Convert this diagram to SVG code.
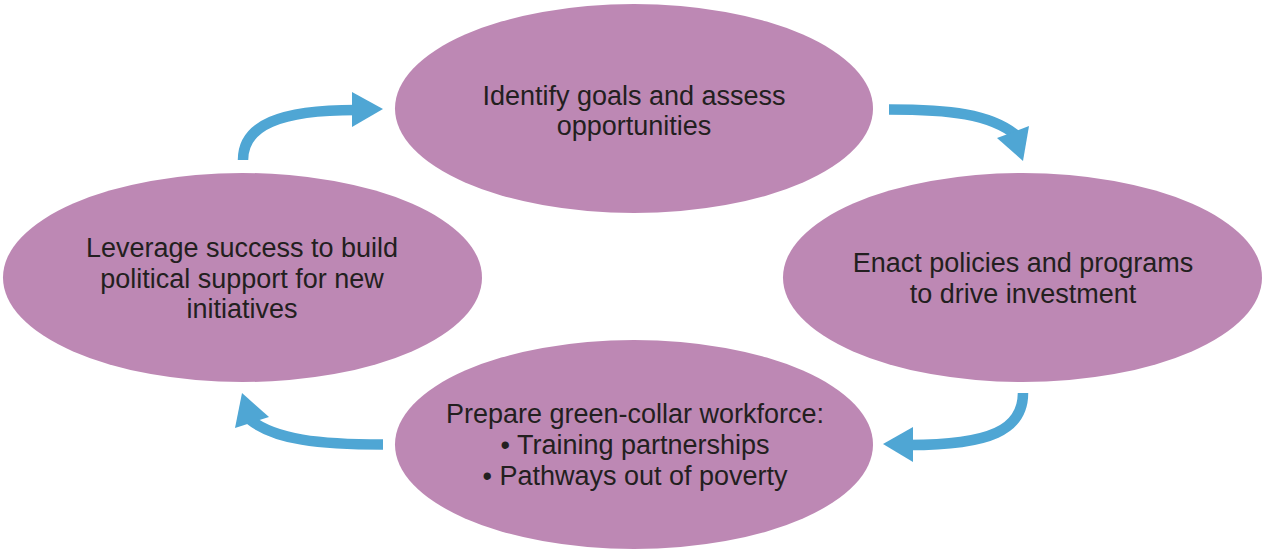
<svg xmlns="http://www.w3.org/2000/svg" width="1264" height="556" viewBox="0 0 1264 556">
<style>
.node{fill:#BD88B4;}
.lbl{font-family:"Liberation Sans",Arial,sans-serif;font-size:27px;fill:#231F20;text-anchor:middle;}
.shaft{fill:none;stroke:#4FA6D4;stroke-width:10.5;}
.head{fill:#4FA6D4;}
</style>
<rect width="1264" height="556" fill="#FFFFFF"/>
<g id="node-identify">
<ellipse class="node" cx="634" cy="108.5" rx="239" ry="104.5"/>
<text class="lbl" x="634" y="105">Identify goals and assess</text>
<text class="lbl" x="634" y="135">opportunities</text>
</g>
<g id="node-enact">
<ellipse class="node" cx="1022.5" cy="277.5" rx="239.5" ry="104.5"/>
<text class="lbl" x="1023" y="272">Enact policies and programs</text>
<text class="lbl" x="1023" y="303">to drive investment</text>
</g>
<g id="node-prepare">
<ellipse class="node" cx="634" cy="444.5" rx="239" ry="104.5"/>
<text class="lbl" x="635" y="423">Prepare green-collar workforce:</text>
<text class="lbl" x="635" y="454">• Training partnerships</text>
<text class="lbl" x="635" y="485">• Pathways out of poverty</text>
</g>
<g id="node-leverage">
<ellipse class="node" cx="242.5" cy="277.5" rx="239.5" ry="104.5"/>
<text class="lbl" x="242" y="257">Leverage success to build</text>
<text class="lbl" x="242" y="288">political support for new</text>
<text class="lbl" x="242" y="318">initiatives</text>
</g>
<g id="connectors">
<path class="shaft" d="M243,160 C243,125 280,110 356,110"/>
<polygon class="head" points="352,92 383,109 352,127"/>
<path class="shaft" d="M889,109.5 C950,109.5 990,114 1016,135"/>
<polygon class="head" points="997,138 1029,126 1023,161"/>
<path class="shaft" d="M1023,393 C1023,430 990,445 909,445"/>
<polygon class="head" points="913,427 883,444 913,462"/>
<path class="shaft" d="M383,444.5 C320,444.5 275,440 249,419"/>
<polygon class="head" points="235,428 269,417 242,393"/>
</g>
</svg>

######

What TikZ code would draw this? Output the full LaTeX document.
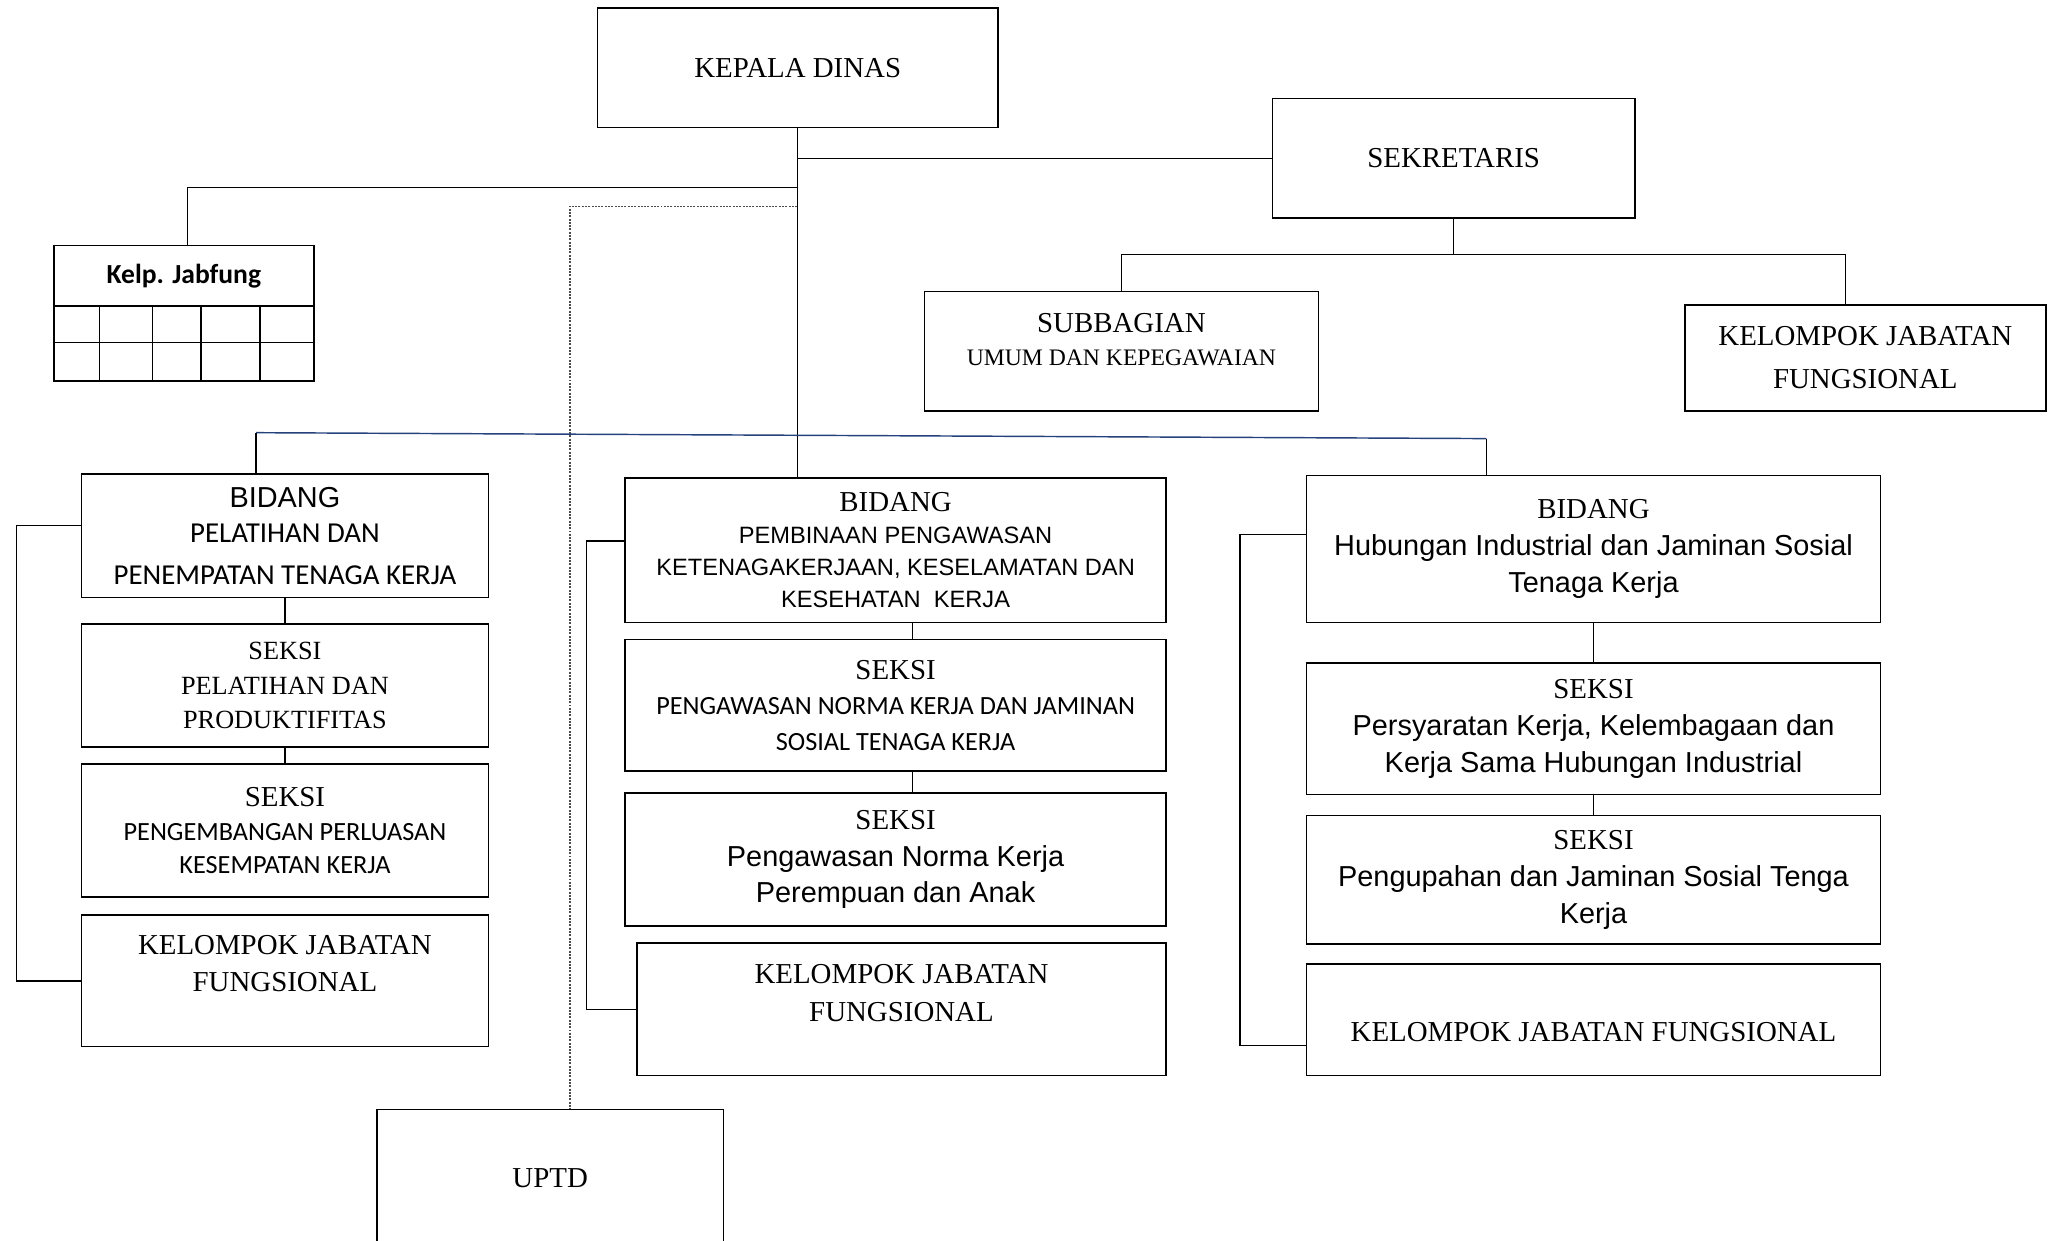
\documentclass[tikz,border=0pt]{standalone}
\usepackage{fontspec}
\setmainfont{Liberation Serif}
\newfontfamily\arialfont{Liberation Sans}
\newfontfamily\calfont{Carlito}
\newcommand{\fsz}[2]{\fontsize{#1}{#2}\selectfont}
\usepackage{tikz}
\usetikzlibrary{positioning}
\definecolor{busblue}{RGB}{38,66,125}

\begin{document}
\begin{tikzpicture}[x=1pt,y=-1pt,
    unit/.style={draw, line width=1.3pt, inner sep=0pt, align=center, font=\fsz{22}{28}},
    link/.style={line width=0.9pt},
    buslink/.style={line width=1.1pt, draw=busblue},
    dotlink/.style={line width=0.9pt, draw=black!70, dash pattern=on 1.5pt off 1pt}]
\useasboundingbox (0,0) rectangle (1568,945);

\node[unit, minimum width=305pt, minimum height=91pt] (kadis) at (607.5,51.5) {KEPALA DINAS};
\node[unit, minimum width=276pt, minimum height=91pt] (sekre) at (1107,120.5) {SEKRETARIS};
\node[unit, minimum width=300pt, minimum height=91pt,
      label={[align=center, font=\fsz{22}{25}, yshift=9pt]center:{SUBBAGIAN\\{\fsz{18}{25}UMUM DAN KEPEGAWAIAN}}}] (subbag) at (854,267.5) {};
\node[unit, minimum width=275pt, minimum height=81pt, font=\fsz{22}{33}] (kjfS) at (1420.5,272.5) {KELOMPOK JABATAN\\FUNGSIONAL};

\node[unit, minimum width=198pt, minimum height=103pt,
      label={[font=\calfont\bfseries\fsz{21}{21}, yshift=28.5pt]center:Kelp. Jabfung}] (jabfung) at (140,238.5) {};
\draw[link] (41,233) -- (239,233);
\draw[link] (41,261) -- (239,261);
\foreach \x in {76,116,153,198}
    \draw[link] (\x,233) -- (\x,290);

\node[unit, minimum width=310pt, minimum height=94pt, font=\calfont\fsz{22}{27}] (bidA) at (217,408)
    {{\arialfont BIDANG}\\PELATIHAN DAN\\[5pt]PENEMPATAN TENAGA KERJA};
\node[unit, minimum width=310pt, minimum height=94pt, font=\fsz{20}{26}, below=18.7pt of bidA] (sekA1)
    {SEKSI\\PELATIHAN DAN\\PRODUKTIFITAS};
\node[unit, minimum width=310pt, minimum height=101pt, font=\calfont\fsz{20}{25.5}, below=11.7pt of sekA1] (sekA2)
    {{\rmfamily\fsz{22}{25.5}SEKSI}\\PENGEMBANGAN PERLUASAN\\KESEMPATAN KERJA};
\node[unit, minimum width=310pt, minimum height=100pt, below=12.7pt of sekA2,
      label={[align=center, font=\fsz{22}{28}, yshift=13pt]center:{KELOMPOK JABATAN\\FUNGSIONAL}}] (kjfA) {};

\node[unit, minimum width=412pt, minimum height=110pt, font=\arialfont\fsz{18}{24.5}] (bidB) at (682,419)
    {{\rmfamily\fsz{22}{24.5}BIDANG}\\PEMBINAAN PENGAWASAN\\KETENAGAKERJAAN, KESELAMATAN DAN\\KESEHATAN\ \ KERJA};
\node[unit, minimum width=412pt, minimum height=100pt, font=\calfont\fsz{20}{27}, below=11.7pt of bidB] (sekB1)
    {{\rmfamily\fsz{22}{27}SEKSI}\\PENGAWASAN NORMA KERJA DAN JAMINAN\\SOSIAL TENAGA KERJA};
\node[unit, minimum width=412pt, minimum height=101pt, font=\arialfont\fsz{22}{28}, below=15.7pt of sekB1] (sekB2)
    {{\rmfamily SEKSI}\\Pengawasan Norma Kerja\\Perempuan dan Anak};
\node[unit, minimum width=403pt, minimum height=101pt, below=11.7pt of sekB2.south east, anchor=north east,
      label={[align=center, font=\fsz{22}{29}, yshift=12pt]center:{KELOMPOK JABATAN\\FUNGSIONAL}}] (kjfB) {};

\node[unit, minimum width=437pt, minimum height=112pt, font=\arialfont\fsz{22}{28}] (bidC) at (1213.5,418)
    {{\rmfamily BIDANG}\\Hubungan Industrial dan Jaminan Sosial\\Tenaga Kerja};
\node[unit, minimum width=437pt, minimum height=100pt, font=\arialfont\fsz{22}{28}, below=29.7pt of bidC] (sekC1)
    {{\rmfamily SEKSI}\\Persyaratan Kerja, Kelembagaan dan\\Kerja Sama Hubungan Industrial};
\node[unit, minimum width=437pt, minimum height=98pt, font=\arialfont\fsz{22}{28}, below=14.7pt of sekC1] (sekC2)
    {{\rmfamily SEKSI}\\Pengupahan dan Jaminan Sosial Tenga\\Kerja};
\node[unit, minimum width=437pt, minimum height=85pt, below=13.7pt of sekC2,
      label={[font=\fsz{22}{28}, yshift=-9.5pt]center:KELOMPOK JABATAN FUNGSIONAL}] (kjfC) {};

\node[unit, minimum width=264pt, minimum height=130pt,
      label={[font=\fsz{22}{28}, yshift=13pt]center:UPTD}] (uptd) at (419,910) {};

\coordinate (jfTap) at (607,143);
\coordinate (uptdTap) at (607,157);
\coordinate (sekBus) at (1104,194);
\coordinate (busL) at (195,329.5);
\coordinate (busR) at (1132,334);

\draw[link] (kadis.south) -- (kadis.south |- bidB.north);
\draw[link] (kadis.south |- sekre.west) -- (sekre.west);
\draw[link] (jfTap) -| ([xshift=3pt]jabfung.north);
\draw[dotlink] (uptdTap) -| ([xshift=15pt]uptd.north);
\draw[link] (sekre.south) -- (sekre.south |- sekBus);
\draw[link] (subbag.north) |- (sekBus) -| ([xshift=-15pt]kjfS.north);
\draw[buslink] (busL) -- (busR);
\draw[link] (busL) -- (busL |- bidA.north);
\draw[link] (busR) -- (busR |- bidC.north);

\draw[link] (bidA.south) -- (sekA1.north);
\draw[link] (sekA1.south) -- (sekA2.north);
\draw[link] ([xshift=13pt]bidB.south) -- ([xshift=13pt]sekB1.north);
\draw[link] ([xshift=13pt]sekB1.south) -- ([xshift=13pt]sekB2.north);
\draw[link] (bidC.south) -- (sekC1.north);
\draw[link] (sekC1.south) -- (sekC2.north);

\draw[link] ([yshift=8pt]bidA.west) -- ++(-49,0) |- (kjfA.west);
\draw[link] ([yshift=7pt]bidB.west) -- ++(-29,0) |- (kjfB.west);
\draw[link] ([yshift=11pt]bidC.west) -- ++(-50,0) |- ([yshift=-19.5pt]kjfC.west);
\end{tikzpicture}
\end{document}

######

Print everything from the line with "What TikZ code" down to the line with "(0,0) rectangle (1568,945);", both included, exactly as written and without the pictures.

--- Solution to the exercise ---
What TikZ code would draw this? Output the full LaTeX document.
\documentclass[tikz,border=0pt]{standalone}
\usepackage{fontspec}
\setmainfont{Liberation Serif}
\newfontfamily\arialfont{Liberation Sans}
\newfontfamily\calfont{Carlito}
\newcommand{\fsz}[2]{\fontsize{#1}{#2}\selectfont}
\usepackage{tikz}
\usetikzlibrary{positioning}
\definecolor{busblue}{RGB}{38,66,125}

\begin{document}
\begin{tikzpicture}[x=1pt,y=-1pt,
    unit/.style={draw, line width=1.3pt, inner sep=0pt, align=center, font=\fsz{22}{28}},
    link/.style={line width=0.9pt},
    buslink/.style={line width=1.1pt, draw=busblue},
    dotlink/.style={line width=0.9pt, draw=black!70, dash pattern=on 1.5pt off 1pt}]
\useasboundingbox (0,0) rectangle (1568,945);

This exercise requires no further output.